For those of you who don’t know much about us, and there can’t be many, our
clan includes the Somei Yoshino, Shidarezakura, Yaezakura, and literally hundreds of other varieties. The most
popular of us are open for business as soon as it begins to get warmer, and we
race across the land in wide swaths of our familiar pink and white hues. We
decorate the fields and hills, the valleys and plains; we brighten up the
riverbanks and dark canals; and even the concrete-crowded urban areas are
forgiven their existence momentarily when the passer-by’s attention is arrested
by the resplendent blooms of a solitary tree against a background of a blue
building-site canopy. Yes, we are at your service everywhere, ladies and
gentlemen.
We have been
written about, photographed, illustrated, drawn, animated, printed, used as
decoration on clothes and cutlery, and have given our name to banks and movie
characters. Our flowers have also been a perennial tattoo motif on those brave
enough to go under the needle. We have supplied the main themes for hundreds of
songs, even up to the present day, and have been immortalized in the entire
corpus of classical poetry, from kanshi
to waka, and renga to haiku. The
poet-monk Saigyo wrote that he wanted
to die in spring, underneath the cherry blossoms, and he did. We also feature
prominently in the poems of Fujiwara no
Teika and Ono no Komachi.
Some say that all this has
made us too big for our roots. Maybe, but please remember how hardy and
tolerant we are: We have to endure the rain, sleet, and snow which seem to
follow us around as we creep northwards, and we raise no objections to the
occasional dog spraying our lower trunks. Our barks are mightier than theirs!

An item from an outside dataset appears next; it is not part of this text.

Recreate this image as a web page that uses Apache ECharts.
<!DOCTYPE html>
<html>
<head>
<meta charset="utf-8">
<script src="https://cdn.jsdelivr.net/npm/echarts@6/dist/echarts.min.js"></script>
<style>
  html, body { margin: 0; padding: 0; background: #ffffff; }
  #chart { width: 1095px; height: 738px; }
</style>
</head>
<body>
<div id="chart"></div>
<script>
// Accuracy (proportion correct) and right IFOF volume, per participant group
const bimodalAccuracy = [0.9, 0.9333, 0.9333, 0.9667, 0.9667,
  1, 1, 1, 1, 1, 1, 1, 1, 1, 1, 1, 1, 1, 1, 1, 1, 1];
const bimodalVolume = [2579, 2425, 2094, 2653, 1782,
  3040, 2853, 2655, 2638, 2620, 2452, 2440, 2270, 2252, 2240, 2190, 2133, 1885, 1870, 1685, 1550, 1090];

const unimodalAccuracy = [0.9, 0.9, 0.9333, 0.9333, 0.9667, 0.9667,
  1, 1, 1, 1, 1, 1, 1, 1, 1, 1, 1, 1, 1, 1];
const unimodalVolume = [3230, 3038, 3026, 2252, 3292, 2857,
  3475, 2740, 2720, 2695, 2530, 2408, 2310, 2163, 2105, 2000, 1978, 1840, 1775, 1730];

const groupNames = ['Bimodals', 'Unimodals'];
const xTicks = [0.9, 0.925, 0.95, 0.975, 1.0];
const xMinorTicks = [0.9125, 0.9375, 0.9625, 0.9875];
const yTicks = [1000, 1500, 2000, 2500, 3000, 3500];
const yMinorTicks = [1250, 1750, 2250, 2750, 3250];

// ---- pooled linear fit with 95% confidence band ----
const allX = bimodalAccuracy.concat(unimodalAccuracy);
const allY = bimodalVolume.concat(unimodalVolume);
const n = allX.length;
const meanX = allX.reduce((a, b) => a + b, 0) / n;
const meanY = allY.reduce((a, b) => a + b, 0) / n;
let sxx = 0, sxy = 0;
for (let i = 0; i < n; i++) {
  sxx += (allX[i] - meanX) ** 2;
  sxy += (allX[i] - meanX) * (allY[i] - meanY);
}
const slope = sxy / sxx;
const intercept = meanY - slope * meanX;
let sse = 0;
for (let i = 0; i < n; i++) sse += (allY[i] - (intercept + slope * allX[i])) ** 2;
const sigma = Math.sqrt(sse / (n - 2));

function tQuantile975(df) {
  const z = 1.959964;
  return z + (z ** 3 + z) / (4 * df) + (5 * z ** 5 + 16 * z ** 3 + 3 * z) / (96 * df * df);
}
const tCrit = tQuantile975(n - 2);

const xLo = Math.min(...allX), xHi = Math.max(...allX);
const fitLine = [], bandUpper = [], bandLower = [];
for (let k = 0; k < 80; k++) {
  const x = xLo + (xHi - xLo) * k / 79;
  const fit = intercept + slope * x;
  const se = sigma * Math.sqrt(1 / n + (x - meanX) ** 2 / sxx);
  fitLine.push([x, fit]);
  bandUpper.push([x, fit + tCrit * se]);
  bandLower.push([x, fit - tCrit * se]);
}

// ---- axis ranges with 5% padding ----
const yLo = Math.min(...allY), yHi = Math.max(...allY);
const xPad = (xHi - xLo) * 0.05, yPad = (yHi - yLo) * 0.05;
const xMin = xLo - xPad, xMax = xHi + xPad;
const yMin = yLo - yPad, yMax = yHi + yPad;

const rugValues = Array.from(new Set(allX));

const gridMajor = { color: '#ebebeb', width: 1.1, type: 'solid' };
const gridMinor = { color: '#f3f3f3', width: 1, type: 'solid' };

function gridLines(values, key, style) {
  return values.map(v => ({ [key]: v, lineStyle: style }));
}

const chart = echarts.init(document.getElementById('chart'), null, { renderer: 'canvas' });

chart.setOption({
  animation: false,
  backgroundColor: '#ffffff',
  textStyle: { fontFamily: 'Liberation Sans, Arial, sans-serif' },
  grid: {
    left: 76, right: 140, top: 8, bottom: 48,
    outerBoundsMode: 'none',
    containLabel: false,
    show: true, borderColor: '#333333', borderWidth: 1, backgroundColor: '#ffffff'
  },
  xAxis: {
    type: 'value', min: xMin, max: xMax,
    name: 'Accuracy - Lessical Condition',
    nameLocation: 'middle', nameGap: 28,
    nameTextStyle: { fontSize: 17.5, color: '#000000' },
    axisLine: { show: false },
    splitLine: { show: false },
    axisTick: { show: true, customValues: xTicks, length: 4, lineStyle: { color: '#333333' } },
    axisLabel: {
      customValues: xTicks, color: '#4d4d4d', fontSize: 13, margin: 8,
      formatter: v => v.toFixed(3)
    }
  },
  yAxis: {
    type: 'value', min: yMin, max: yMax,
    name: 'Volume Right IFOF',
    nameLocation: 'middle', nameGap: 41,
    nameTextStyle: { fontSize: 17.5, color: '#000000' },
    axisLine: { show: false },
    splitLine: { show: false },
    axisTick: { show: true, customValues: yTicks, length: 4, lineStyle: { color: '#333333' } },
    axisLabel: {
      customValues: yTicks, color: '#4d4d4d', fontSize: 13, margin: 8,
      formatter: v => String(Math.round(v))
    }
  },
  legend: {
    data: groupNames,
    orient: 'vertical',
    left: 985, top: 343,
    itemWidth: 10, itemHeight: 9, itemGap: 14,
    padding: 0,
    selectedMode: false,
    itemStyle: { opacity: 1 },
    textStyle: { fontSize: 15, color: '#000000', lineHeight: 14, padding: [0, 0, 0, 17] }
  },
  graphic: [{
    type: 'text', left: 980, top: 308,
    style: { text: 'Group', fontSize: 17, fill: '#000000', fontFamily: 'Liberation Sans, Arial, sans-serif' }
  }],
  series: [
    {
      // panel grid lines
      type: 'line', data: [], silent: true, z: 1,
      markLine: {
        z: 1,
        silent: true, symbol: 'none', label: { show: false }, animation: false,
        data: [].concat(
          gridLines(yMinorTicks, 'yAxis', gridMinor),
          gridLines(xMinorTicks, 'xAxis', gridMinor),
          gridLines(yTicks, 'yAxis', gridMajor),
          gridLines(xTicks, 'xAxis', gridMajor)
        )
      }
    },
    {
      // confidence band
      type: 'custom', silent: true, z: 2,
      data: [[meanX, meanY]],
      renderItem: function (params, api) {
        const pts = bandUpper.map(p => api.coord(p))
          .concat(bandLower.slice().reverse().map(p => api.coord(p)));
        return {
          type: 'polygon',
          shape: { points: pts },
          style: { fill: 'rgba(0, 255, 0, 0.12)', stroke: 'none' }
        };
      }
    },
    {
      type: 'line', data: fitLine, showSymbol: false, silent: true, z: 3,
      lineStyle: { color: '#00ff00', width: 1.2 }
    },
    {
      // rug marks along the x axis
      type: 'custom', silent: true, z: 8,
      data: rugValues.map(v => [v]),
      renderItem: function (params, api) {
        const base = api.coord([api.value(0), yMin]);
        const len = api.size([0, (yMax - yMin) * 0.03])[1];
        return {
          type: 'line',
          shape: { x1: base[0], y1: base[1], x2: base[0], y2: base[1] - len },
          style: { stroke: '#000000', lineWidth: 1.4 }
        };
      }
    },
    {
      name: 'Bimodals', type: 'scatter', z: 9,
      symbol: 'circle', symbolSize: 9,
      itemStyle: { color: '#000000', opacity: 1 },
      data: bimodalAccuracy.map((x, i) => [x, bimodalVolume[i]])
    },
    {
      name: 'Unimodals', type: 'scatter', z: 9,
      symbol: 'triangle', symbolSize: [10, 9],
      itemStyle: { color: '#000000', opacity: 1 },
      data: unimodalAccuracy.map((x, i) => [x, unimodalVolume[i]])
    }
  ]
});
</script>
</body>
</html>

We stand silently and majestically when the drunken karaoke lout climbs up to
enter into communion with our flowers, and we calmly tolerate the artificial
lighting that glares into our bosoms for the edification of those who believe
they have no time to meet with us in more natural circumstances.

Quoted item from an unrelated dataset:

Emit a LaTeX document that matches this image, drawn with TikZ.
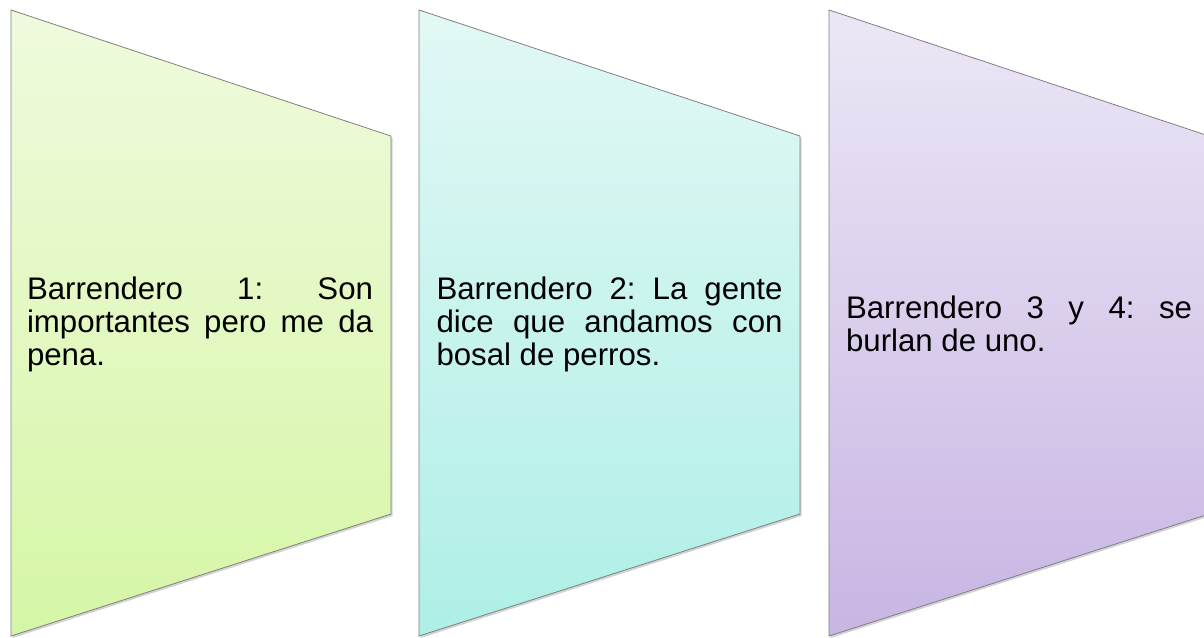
\documentclass[tikz,border=0pt]{standalone}
\usepackage{fontspec}
\setmainfont{Liberation Sans}
\usepackage{xcolor}
\usetikzlibrary{shadows,positioning}
\frenchspacing

\definecolor{greenTop}{HTML}{EFFADD}
\definecolor{greenBot}{HTML}{D6F6A6}
\definecolor{cyanTop}{HTML}{E2F8F5}
\definecolor{cyanBot}{HTML}{AEEFE6}
\definecolor{purpleTop}{HTML}{ECE7F6}
\definecolor{purpleBot}{HTML}{C8B5E3}

\begin{document}
\begin{tikzpicture}[x=0.75pt,y=-0.75pt]

\tikzstyle{panel}=[draw=black!50, line width=0.6pt,
    drop shadow={shadow xshift=1.2pt, shadow yshift=-1.5pt, opacity=0.35}]
\tikzstyle{txt}=[text width=259.5pt, align=justify, inner sep=0pt,
    font=\fontsize{23.4}{24.75}\selectfont]

\useasboundingbox (0,0) rectangle (1204,637);

% the three panels
\path[panel, top color=greenTop, bottom color=greenBot]
    (11,10) -- (391,136) -- (391,514) -- (11,636) -- cycle;
\path[panel, top color=cyanTop, bottom color=cyanBot]
    (419,10) -- (800,136) -- (800,514) -- (419,636) -- cycle;
\path[panel, top color=purpleTop, bottom color=purpleBot]
    (829,10) -- (1209,136) -- (1209,514) -- (829,636) -- cycle;

\node[txt] (b1) at (200,324)
    {Barrendero 1: Son\linebreak importantes pero me da\linebreak pena.};
\node[txt,right=47.25pt of b1] (b2)
    {Barrendero 2: La gente\linebreak dice que andamos con\linebreak bosal de perros.};
\node[txt,right=47.25pt of b2] (b3)
    {Barrendero 3 y 4: se\linebreak burlan de uno.};

\end{tikzpicture}
\end{document}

And then after the two-week
extravaganza comes the grand finale. As our petals flutter to the ground inducing
thoughts of transience and mono no aware,
and you feel both sadness and joy when you see small piles of fallen blossoms,
or return home to find a perfectly formed petal stuck to your shoe, it’s not
quite over yet. Before you start your frenzied checks of peak-viewing forecasts
for the soon-to-come azaleas and wisteria, spare a few moments to view the
gorgeous green hues of our new leaves. They are also worthy of your attention.